Water is a very precious resource, hence all the steps should be taken to save as much water as possible. Water conservation can take place through proper water management techniques. Let us proceed to learn how to save water!
It is often seen that In many places a regular supply of water is provided by a pipe system. We have seen, sometimes when these water supply pipes leak, a large quantity of water is wasted. It is the responsibility of the civic authorities to prevent such wastage of water.
Mismanagement or wastage of water may take place at the level of individuals also.
How to save water? Here are some ways how you can avoid wastage of water.
• Use only as much water as you require
• Close the taps after use
• See that there are no leaking pipes or taps. Get a plumber to get all leaks sealed
• Don’t leave the taps running while washing clothes
• While shaving or brushing your teeth don’t leave the taps running. Open it only when you require.
• Don’t throw water left in your water bottle, pour it over some plant.
• Mop the floor instead of washing.
So, if all the above points are taken care of, one can save water on an individual level. We also can use rainwater to recharge the groundwater. This is referred to as rainwater harvesting.
Rainwater is collected on rooftops. It is then carried down to a storage tank or is directed to a percolating chamber. We should revive the old bawari system for collecting and storing water in the areas having scanty rains.
Farmers can save a lot of water by adopting drip irrigation. Drip irrigation is a technique of watering plants by making use of narrow tubing which delivers water at the base of the plant.
Effect of water scarcity on plants
Plants need water to get nutrients from the soil to prepare their food. During photosynthesis plants use carbon dioxide and water in the presence of sunlight to produce carbohydrate.
Just imagine, what will happen if water is not available to plants? Plants will not grow. As a result, the green character of the planet shall be lost. No plants mean no food, no oxygen, not enough rain. This may lead to the end of all forms of life.
Source of Ground Water
A number of things contribute to the formation of the water table. Every time, when it rains, water trickles into the water table. Water from rivers, lakes, streams, and ponds seeps through the soil and fills the empty spaces and cracks deep below the ground. The process of seeping water into the ground is called infiltration.
The groundwater thus gets recharged by seepage of rainwater into the ground. Runoff from lakes, rivers, and streams also contributes to the formation of a water table. In some places, the groundwater is stored between the layers of hard rocks below the water table. This is known as ‘Aquifer’. Wells can be drilled into the aquifers and water can be pumped out for usage.
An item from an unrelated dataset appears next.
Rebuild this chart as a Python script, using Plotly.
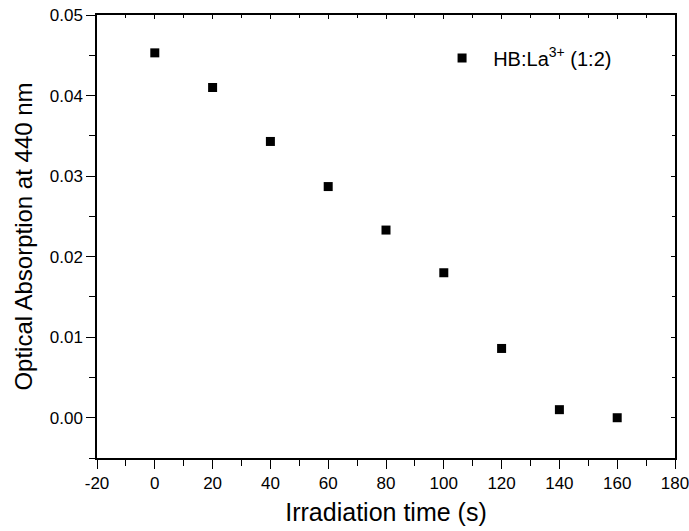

Worldwide 97% of the planet’s liquid freshwater is stored in aquifers. You may have seen boring being done at some construction site or in a park area where the requirement for water is quite high.
Now the question arises…Can we keep on drawing water from under the ground? How will it affect the water table?
Depletion of water table
The water table does not get affected as long as we draw as much water as is replenished by natural processes. Pumping too much water out from the ground too fast brings down the water table.
Water tables in several parts of the world have been falling rapidly due to many reasons which is also one reason we should focus on how to save water and make it available for future generations.
Factors affecting the water table are:-
• Increase in population
• Increase in industrial and agricultural activities
• Scanty rainfall
• Decrease in the effective area for seepage
• Changing lifestyle
• Uncontrolled use of bore technology
As the cities grow, the demands for the freshwater increase while the amount of water available for each person decreases. Most cities are today water-stressed unable to cope with the increasing freshwater demands of the growing urban population.
In urban areas, the construction of houses, shops, offices, roads, and footpaths has left little exposed areas like parks and playgrounds for water infiltration. Moreover, a huge amount of water is required for construction work.
Borewells are sunk to extract groundwater for this purpose. Most megacities have a water shortage because the demand for freshwater is greater than its availability. This result is depletion of the water table.
Importance of Water
The most important use of water in agriculture is for irrigation. The majority of farmers in India depend upon rains for irrigating their crops. At some places, a canal irrigation system exists. Even these systems may suffer from a lack of water due to erratic rainfall.
Farmers, therefore, have to use groundwater for irrigation. It is estimated that roughly 70% of the water used globally is for agriculture.
Do you know that:
• About 700litre of water is used to produce 1 kg of apple
• Nearly 1000kg of water is required to produce 1 kg of grain.
The increasing demand for groundwater in the agriculture sector is driving the groundwater table lower and lower. Which is a big concern for all of us !!
Industries that produce commodities such as food, paper, chemicals, refined petroleum use large amounts of water. A large amount of water is also used for steam production, product dilution, and cooling. Freshwater is essential for textile processing such as dyeing or bleaching.
Semiconductor manufacturing industries use billions of liters of ultra-pure water for cleaning and rinsing, in the production of silicon chips. As the number of industries is increasing continuously, so is the demand for freshwater. Hence, as a result, Growing industrial activity is responsible for the depletion of the water table.